• WHAT THE TASK REQUIRES: Set out every line bearing the string "this".

• STORED DATA:
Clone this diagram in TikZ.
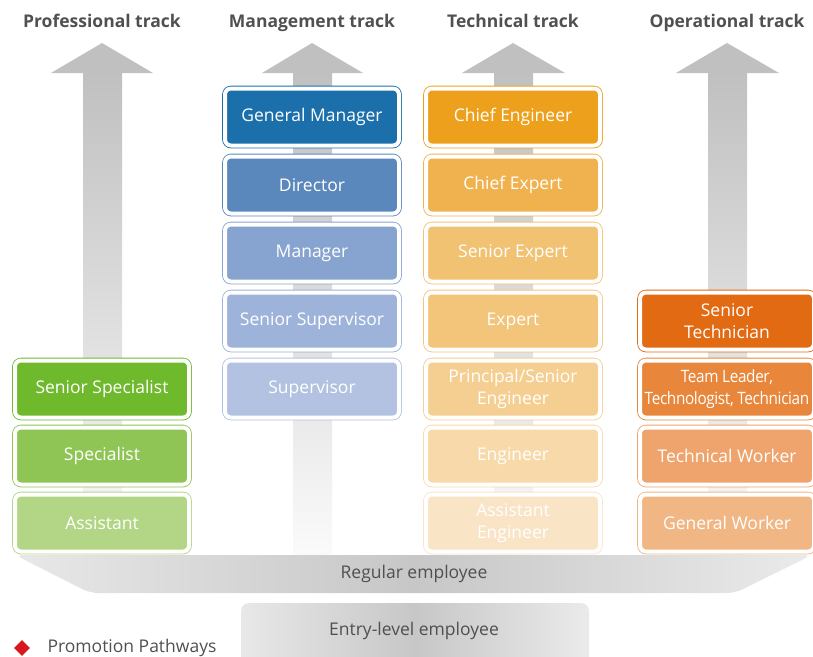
\documentclass[tikz,border=0pt]{standalone}
\usepackage{fontspec}
\setmainfont{Open Sans}
\usepackage{xcolor}
\usetikzlibrary{shapes.geometric}

\definecolor{headgray}{HTML}{505050}
\definecolor{arrowgray}{HTML}{BFC0BF}
\definecolor{legendred}{HTML}{D7191F}
% professional
\definecolor{pro1}{HTML}{6FB92C}
\definecolor{pro2}{HTML}{8FC555}
\definecolor{pro3}{HTML}{B2D685}
% management
\definecolor{man1}{HTML}{1B6FAB}
\definecolor{man2}{HTML}{5A88BC}
\definecolor{man3}{HTML}{87A3CF}
\definecolor{man4}{HTML}{9DB3D9}
\definecolor{man5}{HTML}{B2C2E0}
% technical
\definecolor{tec1}{HTML}{ECA01C}
\definecolor{tec2}{HTML}{F0B24E}
\definecolor{tec3}{HTML}{F2C273}
\definecolor{tec4}{HTML}{F3C57B}
\definecolor{tec5}{HTML}{F5CF91}
\definecolor{tec6}{HTML}{F7D9AA}
\definecolor{tec7}{HTML}{F9E4C6}
% operational
\definecolor{ope1}{HTML}{E16A12}
\definecolor{ope2}{HTML}{E8873B}
\definecolor{ope3}{HTML}{EEA46C}
\definecolor{ope4}{HTML}{F0B684}

\begin{document}
\begin{tikzpicture}[
  x=1pt, y=-1pt,
  font=\fontsize{17.5}{22}\selectfont,
  header/.style={font=\fontsize{17.5}{21}\selectfont\bfseries, text=headgray,
                 anchor=base},
  rank/.style={draw=#1, fill=#1, double=white, double distance=4pt,
               line width=0.8pt, rounded corners=6pt, minimum width=174pt,
               minimum height=57pt, inner sep=1pt, text=white, align=center},
  shaft/.style={top color=arrowgray, bottom color=white!93!arrowgray},
  base/.style={left color=black!9, right color=black!8, middle color=black!22},
]
\useasboundingbox (0,0) rectangle (813,656);

% track titles
\node[header] (hprof) at (102,27) {Professional track};
\node[header] (hman)  at (312,27) {Management track};
\node[header] (htech) at (513,27) {Technical track};
\node[header] (hop)   at (727,27) {Operational track};

% the four upward arrows
\fill[arrowgray] (51,73) -- (102,43) -- (153,73) -- cycle;
\fill[arrowgray] (262,73) -- (312,43) -- (363,73) -- cycle;
\fill[arrowgray] (462,73) -- (513,43) -- (565,73) -- cycle;
\fill[arrowgray] (676,73) -- (727,43) -- (779,73) -- cycle;
\shade[shaft] (83,72) rectangle (122,556);
\shade[shaft] (293,72) rectangle (332,556);
\shade[shaft] (494,72) rectangle (533,556);
\shade[shaft] (708,72) rectangle (747,556);

% professional
\node[rank=pro1] (sspec) at (102,389) {Senior Specialist};
\node[rank=pro2] (spec)  at (102,456) {Specialist};
\node[rank=pro3] (asst)  at (102,523) {Assistant};

% management
\node[rank=man1] (gm)    at (312,117) {General Manager};
\node[rank=man2] (dir)   at (312,185) {Director};
\node[rank=man3] (mgr)   at (312,253) {Manager};
\node[rank=man4] (ssup)  at (312,321) {Senior Supervisor};
\node[rank=man5] (sup)   at (312,389) {Supervisor};

% technical
\node[rank=tec1] (ceng)  at (513,117) {Chief Engineer};
\node[rank=tec2] (cexp)  at (513,185) {Chief Expert};
\node[rank=tec3] (sexp)  at (513,253) {Senior Expert};
\node[rank=tec4] (exp)   at (513,321) {Expert};
\node[rank=tec5] (peng)  at (513,389) {Principal/Senior\\Engineer};
\node[rank=tec6] (eng)   at (513,456) {Engineer};
\node[rank=tec7] (aeng)  at (513,523) {Assistant\\Engineer};

% operational
\node[rank=ope1] (stech) at (727,321) {Senior\\Technician};
\node[rank=ope2, inner sep=0pt,
      font=\fontsize{17}{22}\selectfont\addfontfeature{FakeStretch=0.9, LetterSpace=-2}]
  (lead) at (727,389) {Team Leader,\\Technologist, Technician};
\node[rank=ope3] (twork) at (727,456) {Technical Worker};
\node[rank=ope4] (gwork) at (727,523) {General Worker};

% common base
\shade[base, rounded corners=8pt] (15,555) -- (812,555)
  -- (735,593) -- (90,593) -- cycle;
\node[text=headgray] (reg) at (414,574) {Regular employee};

\shade[base, rounded corners=8pt] (241,603) rectangle (589,672);
\node[text=headgray] (entry) at (414,631) {Entry-level employee};

% legend
\node[diamond, fill=legendred, minimum size=16pt, inner sep=0pt] (key) at (22,648) {};
\node[anchor=west, text=headgray] (keytext) at (44,648) {Promotion Pathways};
\end{tikzpicture}
\end{document}
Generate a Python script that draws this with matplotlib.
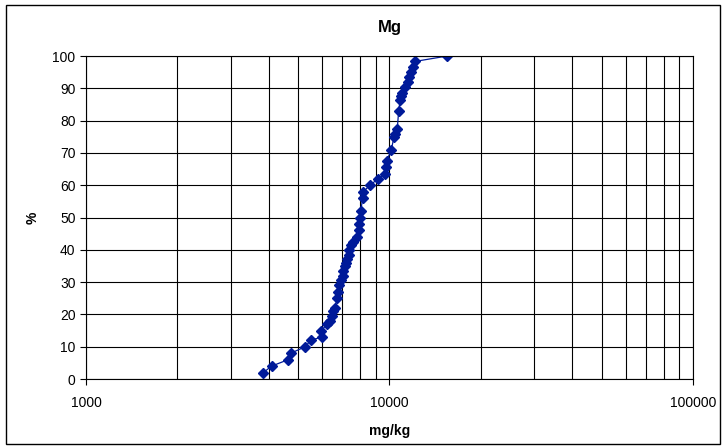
import matplotlib
matplotlib.use('Agg')
import matplotlib.pyplot as plt
from matplotlib.patches import Rectangle
from matplotlib.ticker import FixedLocator, FixedFormatter, LogLocator, NullFormatter

# Mg concentrations (mg/kg) and cumulative percentage
mg_values = [3840, 4090, 4640, 4730, 5280, 5500, 5980, 5960, 6240, 6370,
             6470, 6530, 6630, 6700, 6770, 6830, 6910, 7010, 7040, 7120,
             7190, 7230, 7340, 7370, 7480, 7570, 7830, 7920, 7950, 7990,
             8040, 8160, 8200, 8630, 9170, 9690, 9740, 9790, 10140, 10350,
             10450, 10610, 10720, 10850, 10940, 10990, 11220, 11510, 11620,
             11750, 11920, 12110, 15500]
percent = [2, 4, 6, 8, 10, 12, 13, 15, 17, 18,
           19.5, 21, 22, 25, 27, 29, 30.5, 32, 33.5, 35,
           36, 37, 38.5, 40, 41.5, 42.5, 44, 46, 48, 50,
           52, 56, 58, 60, 62, 63.5, 65.5, 67.5, 71, 75,
           76, 77.5, 83, 86.5, 87.5, 88.5, 90.5, 92, 93.5,
           95, 96.5, 98.3, 100]

x_ticks = [1000, 10000, 100000]
x_labels = ['1000', '10000', '100000']
y_ticks = list(range(0, 101, 10))

plt.rcParams['font.family'] = ['Liberation Sans', 'DejaVu Sans']

fig = plt.figure(figsize=(7.27, 4.48), dpi=100)
ax = fig.add_axes([0.1183, 0.154, 0.8349, 0.721])

ax.plot(mg_values, percent, color='#001a99', linewidth=0.9,
        marker='D', markersize=5, markerfacecolor='#001a99',
        markeredgecolor='#001a99')

ax.set_xscale('log')
ax.set_xlim(1000, 100000)
ax.set_ylim(0, 100)

ax.xaxis.set_major_locator(FixedLocator(x_ticks))
ax.xaxis.set_major_formatter(FixedFormatter(x_labels))
ax.xaxis.set_minor_locator(LogLocator(base=10, subs=range(2, 10)))
ax.xaxis.set_minor_formatter(NullFormatter())
ax.set_yticks(y_ticks)

ax.grid(True, which='major', color='black', linewidth=0.8)
ax.grid(True, which='minor', axis='x', color='black', linewidth=0.8)
ax.set_axisbelow(True)

ax.tick_params(axis='both', which='major', direction='out', length=4,
               width=0.8, labelsize=10, color='black')
ax.tick_params(axis='x', which='minor', length=0)
ax.tick_params(axis='x', pad=8)

for side in ['left', 'bottom', 'top', 'right']:
    ax.spines[side].set_color('black')
    ax.spines[side].set_linewidth(0.8)

ax.set_title('Mg', fontsize=12, fontweight='bold', pad=17)
ax.set_xlabel('mg/kg', fontsize=10, fontweight='bold', labelpad=10)
ax.set_ylabel('%', fontsize=10, fontweight='bold', labelpad=9)

# outer chart frame
fig.patches.append(Rectangle((6 / 727, 4 / 448), 714 / 727, 439 / 448,
                             transform=fig.transFigure, fill=False,
                             edgecolor='black', linewidth=1.0))

fig.savefig('out.png', dpi=100)
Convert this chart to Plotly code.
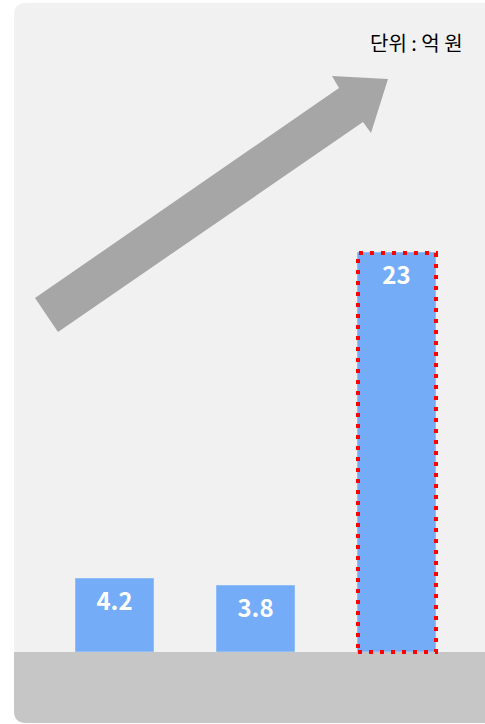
import plotly.graph_objects as go

categories = ["A", "B", "C"]
values = [4.2, 3.8, 23]
labels = ["4.2", "3.8", "23"]
unit_text = "단위 : 억 원"

W, H = 485, 724

def px(x):
    return x / W

def py(y):
    return 1 - y / H

def path_px(points):
    s = ""
    for i, (x, y) in enumerate(points):
        s += ("M" if i == 0 else "L") + f"{px(x):.5f},{py(y):.5f} "
    return s + "Z"

xpos = [0, 1, 2]
bar_w = 0.553

fig = go.Figure()
fig.add_trace(go.Bar(
    x=xpos, y=values, width=bar_w,
    marker=dict(color="#74acf7", line=dict(color="#8fbdf8", width=1)),
    text=labels, textposition="inside", insidetextanchor="end",
    textangle=0,
    textfont=dict(family="Noto Sans CJK KR", size=24, color="white", weight="bold"),
    cliponaxis=False, hoverinfo="skip",
))

r = 12
panel = (f"M{px(14):.5f},{py(3+r):.5f} Q{px(14):.5f},{py(3):.5f} {px(14+r):.5f},{py(3):.5f} "
         f"L{px(490):.5f},{py(3):.5f} L{px(490):.5f},{py(723):.5f} "
         f"L{px(14+r):.5f},{py(723):.5f} Q{px(14):.5f},{py(723):.5f} {px(14):.5f},{py(723-r):.5f} Z")
band = (f"M{px(14):.5f},{py(652):.5f} L{px(490):.5f},{py(652):.5f} L{px(490):.5f},{py(723):.5f} "
        f"L{px(14+r):.5f},{py(723):.5f} Q{px(14):.5f},{py(723):.5f} {px(14):.5f},{py(723-r):.5f} Z")
arrow = path_px([(35, 298), (339, 88), (332, 76), (388, 79), (371, 133), (363, 122), (58, 332)])

shapes = [
    dict(type="path", xref="paper", yref="paper", path=panel, fillcolor="#f1f1f1",
         line=dict(width=0), layer="below"),
    dict(type="path", xref="paper", yref="paper", path=band, fillcolor="#c6c6c6",
         line=dict(width=0), layer="below"),
    dict(type="path", xref="paper", yref="paper", path=arrow, fillcolor="#a6a6a6",
         line=dict(width=0), layer="below"),
    dict(type="rect", xref="x", yref="y", x0=xpos[2] - bar_w / 2, x1=xpos[2] + bar_w / 2,
         y0=0, y1=values[2], line=dict(color="#ff0000", width=4, dash="4px,7px"),
         fillcolor="rgba(0,0,0,0)", layer="above"),
]

fig.update_layout(
    width=W, height=H, margin=dict(l=0, r=0, t=0, b=0),
    paper_bgcolor="white", plot_bgcolor="rgba(0,0,0,0)",
    showlegend=False, shapes=shapes,
    xaxis=dict(range=[-115 / 141, (485 - 115) / 141], visible=False, fixedrange=True),
    yaxis=dict(range=[-72 / (399 / 23), 652 / (399 / 23)], visible=False, fixedrange=True),
    annotations=[dict(text=unit_text, xref="paper", yref="paper", x=px(465), y=py(42),
                      xanchor="right", yanchor="middle", showarrow=False,
                      font=dict(family="Noto Sans CJK KR", size=20, color="black"))],
    bargap=0,
)

fig.write_html("out.html", config={"displayModeBar": False},
               post_script="document.body.style.margin='0';document.body.style.overflow='hidden';")
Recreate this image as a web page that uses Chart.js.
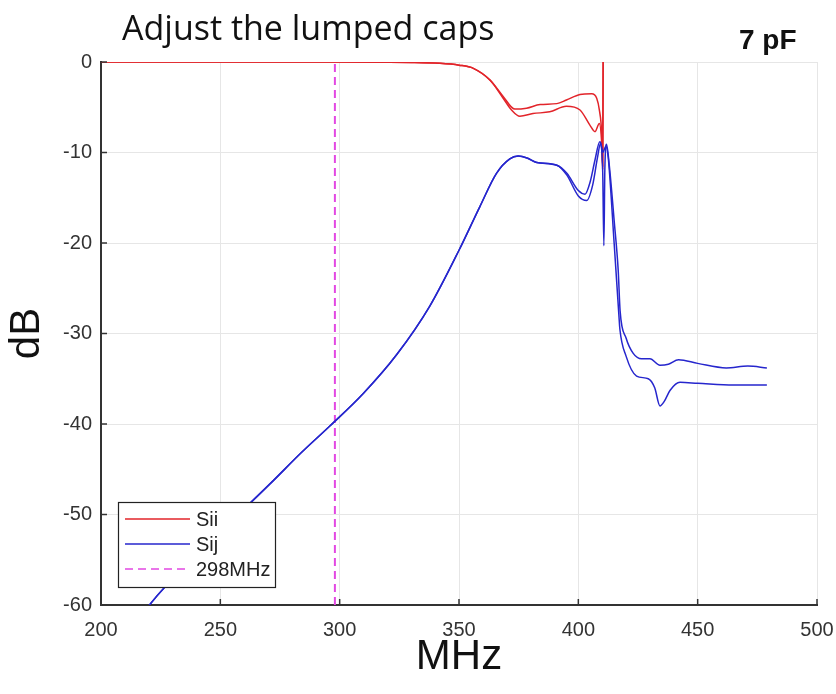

• EXPECTED ANSWER:
Clone this diagram in TikZ.
Generate a Python script that draws this with matplotlib.
Convert this chart to Plotly code.
Recreate this image as a web page that uses Chart.js.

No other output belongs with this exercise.